The further we drove into the video, the more I felt like we were on an ethereal plane. Which sort of made sense with the next category about lingering spirits. Which tells us about a universe with people passing through it. What shakes up your story and what would shake you up if you were a character in it? 

I particularly enjoyed the look at Chinatown and how the idea of what happens there permeates through the soul of the movie. I actually think that movie could possibly fit into the "Remember This Place" category in the video. 

That's a trope we have seen shades of in other universes, like Garden State or even The Deer Hunter. It's not quite the "return home" but it adds a magical quality to the places we see. I'm thinking of The 400 Blows where we end the movie in a close-up knowing that this character was going to change based on everything he experienced and the way he escaped trauma. 

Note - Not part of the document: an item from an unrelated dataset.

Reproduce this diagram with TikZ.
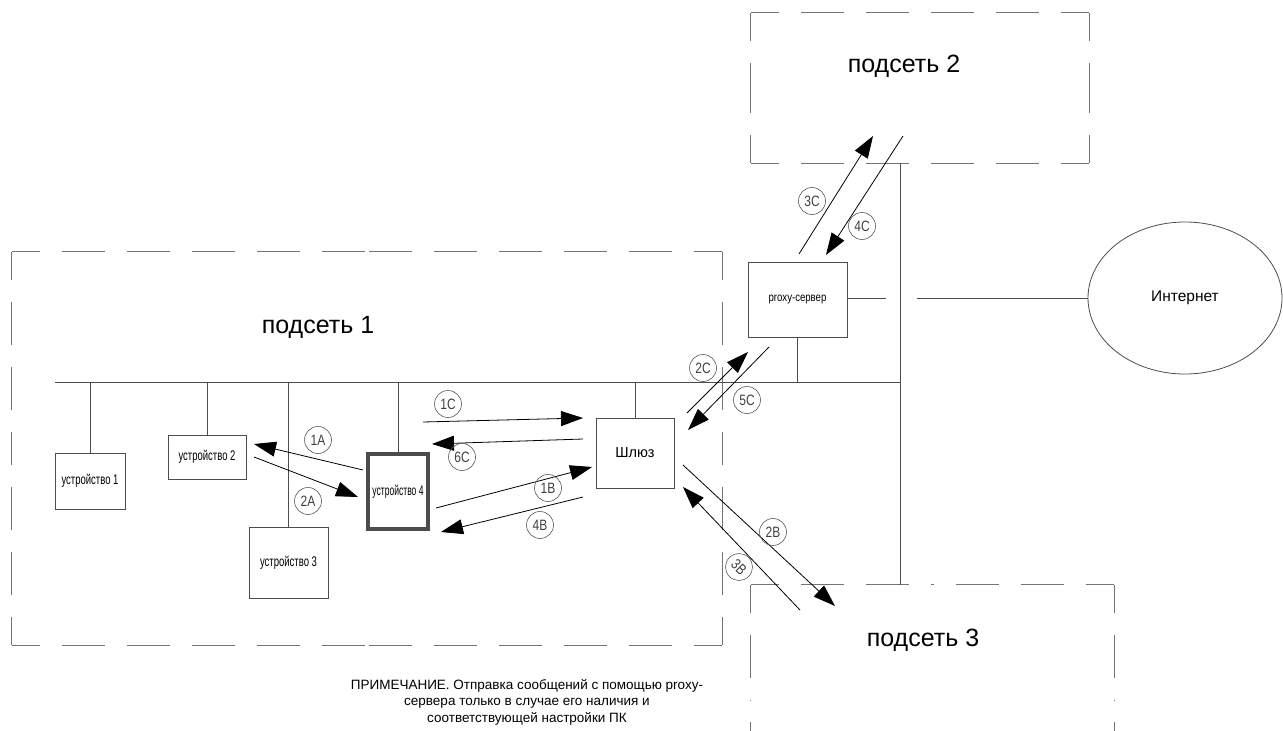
\documentclass[tikz,border=0pt]{standalone}
\usepackage{fontspec}
\setmainfont{Liberation Sans}
\newfontfamily\narrowfont[FakeStretch=0.68]{Liberation Sans}
\newfontfamily\devfourfont[FakeStretch=0.61]{Liberation Sans}
\newfontfamily\proxyfont[FakeStretch=0.8]{Liberation Sans}
\newfontfamily\tagfont[FakeStretch=0.8]{Liberation Sans}
\usetikzlibrary{shapes.geometric, arrows.meta, positioning}

\begin{document}
\begin{tikzpicture}[
    x=1pt, y=-1pt,
    netline/.style  = {draw=black!70, line width=0.8pt},
    dashline/.style = {draw=black!55, line width=0.9pt,
                       dash pattern=on 43pt off 22pt, dash phase=15pt},
    subnet/.style   = {rectangle, inner sep=0pt},
    netlabel/.style = {font=\fontsize{25}{25}\selectfont},
    device/.style   = {rectangle, draw=black!70, line width=0.8pt, inner sep=1pt,
                       font=\narrowfont\fontsize{14}{14}\selectfont},
    tag/.style      = {circle, draw=black!65, line width=0.6pt, minimum size=27pt,
                       inner sep=0pt, text=black!75, font=\tagfont\fontsize{15}{15}\selectfont},
    msg/.style      = {-{Triangle[length=22pt, width=15pt]}, line width=0.8pt},
]
\useasboundingbox (0,0) rectangle (1283,731);
\clip (0,0) rectangle (1283,731);

% subnets
\node[subnet, minimum width=710pt, minimum height=393pt] (net1) at (367,448.5) {};
\node[subnet, minimum width=338pt, minimum height=150pt] (net2) at (920,88) {};
\node[subnet, minimum width=363pt, minimum height=230pt] (net3) at (932.5,700) {};
\foreach \n in {net1, net2, net3}
    \foreach \c/\h/\v in {north west/north/west, north east/north/east,
                          south west/south/west, south east/south/east} {
        \draw[dashline] (\n.\c) -- (\n.\h);
        \draw[dashline] (\n.\c) -- (\n.\v);
    }
\node[netlabel] (net1lbl) at (318,327) {подсеть 1};
\node[netlabel] (net2lbl) at (904,66)  {подсеть 2};
\node[netlabel] (net3lbl) at (923,640) {подсеть 3};

% devices
\node[device, minimum width=70pt, minimum height=56pt] (dev1) at (90,481)    {устройство 1};
\node[device, minimum width=78pt, minimum height=44pt] (dev2) at (207,457)   {устройство 2};
\node[device, minimum width=79pt, minimum height=71pt] (dev3) at (288.5,562.5) {устройство 3};
\node[device, minimum width=60pt, minimum height=75pt, line width=4pt,
      font=\devfourfont\fontsize{14}{14}\selectfont] (dev4) at (398,491.5) {устройство 4};
\node[device, minimum width=78pt, minimum height=70pt,
      font=\fontsize{14.5}{14.5}\selectfont] (gw) at (635,453) {Шлюз};
\node[device, minimum width=99pt, minimum height=75pt,
      font=\proxyfont\fontsize{12}{12}\selectfont] (proxy) at (797.5,300) {proxy-сервер};
\node[ellipse, draw=black!70, line width=0.8pt, minimum width=194pt, minimum height=152pt,
      inner sep=0pt, font=\fontsize{15.5}{15.5}\selectfont] (inet) at (1185,298) {Интернет};

% bus
\coordinate (busW) at (55,382);
\coordinate (busE) at (900,382);
\draw[netline] (busW) -- (busE);
\draw[netline] (net2.south -| busE) -- (net3.north -| busE);
\foreach \d/\a in {dev1/north, dev2/north, dev3/north, dev4/north, gw/north, proxy/south}
    \draw[netline] (\d.\a) -- (\d.\a |- busW);
\coordinate (gapL) at (886,298);
\coordinate (gapR) at (917,298);
\draw[netline] (proxy.east |- gapL) -- (gapL);
\draw[netline] (gapR) -- (inet.west);

% message ends
\coordinate (m1As) at (363,470);  \coordinate (m1Ae) at (254,444);
\coordinate (m2As) at (254,457);  \coordinate (m2Ae) at (358,497);
\coordinate (m1Cs) at (423,422);  \coordinate (m1Ce) at (583,418);
\coordinate (m6Cs) at (583,439);  \coordinate (m6Ce) at (432,444);
\coordinate (m1Bs) at (436,508);  \coordinate (m1Be) at (592,467);
\coordinate (m4Bs) at (583,497);  \coordinate (m4Be) at (441,532);
\coordinate (m2Cs) at (687,413);  \coordinate (m2Ce) at (748,352);
\coordinate (m5Cs) at (769,347);  \coordinate (m5Ce) at (688,430);
\coordinate (m3Cs) at (799,254);  \coordinate (m3Ce) at (873,136);
\coordinate (m4Cs) at (903,136);  \coordinate (m4Ce) at (826,255);
\coordinate (m2Bs) at (683,465);  \coordinate (m2Be) at (835,606);
\coordinate (m3Bs) at (800,610);  \coordinate (m3Be) at (683,487);

\foreach \m in {1A, 2A, 1C, 6C, 1B, 4B, 2C, 5C, 3C, 4C, 2B, 3B}
    \draw[msg] (m\m s) -- (m\m e);

% step tags
\node[tag] (t1A) at (318,440) {1A};
\node[tag] (t2A) at (308,501) {2A};
\node[tag] (t1C) at (448,404) {1C};
\node[tag] (t6C) at (462,457) {6C};
\node[tag] (t1B) at (548,488) {1B};
\node[tag] (t4B) at (540,525) {4B};
\node[tag] (t2C) at (703,368) {2C};
\node[tag] (t5C) at (747,400) {5C};
\node[tag] (t3C) at (812,201) {3C};
\node[tag] (t4C) at (862,226) {4C};
\node[tag] (t2B) at (773,532) {2B};
\node[tag, rotate=-45] (t3B) at (739,567) {3B};

% note
\node[align=center, font=\fontsize{13.5}{16.5}\selectfont] (note) at (527,702)
    {ПРИМЕЧАНИЕ. Отправка сообщений с помощью proxy-\\
     сервера только в случае его наличия и\\
     соответствующей настройки ПК};
\end{tikzpicture}
\end{document}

The final category of "The World Is Not Here" was also an interesting journey. I think a maybe slightly better name would have been "The World Is Not As It Seems," since it had some movies in it that showed characters approaching revelations about the world they thought were true once. Soylent Green would have been a good addition. 

It was fun seeing The Lighthouse represented as a newer film on the list, one that shows a world falling apart into insanity as two men fight over reality... and flatulence. Blade Runner was also a smart addition here. That's a journey into asking what makes us human and examining the humanity in ourselves at the same time. 

I hope the video made you think about the universes in your cinematic endeavors on a deeper level. Did you learn anything you want to share? Put that in the comments. 

I can't wait to see what you come up with next.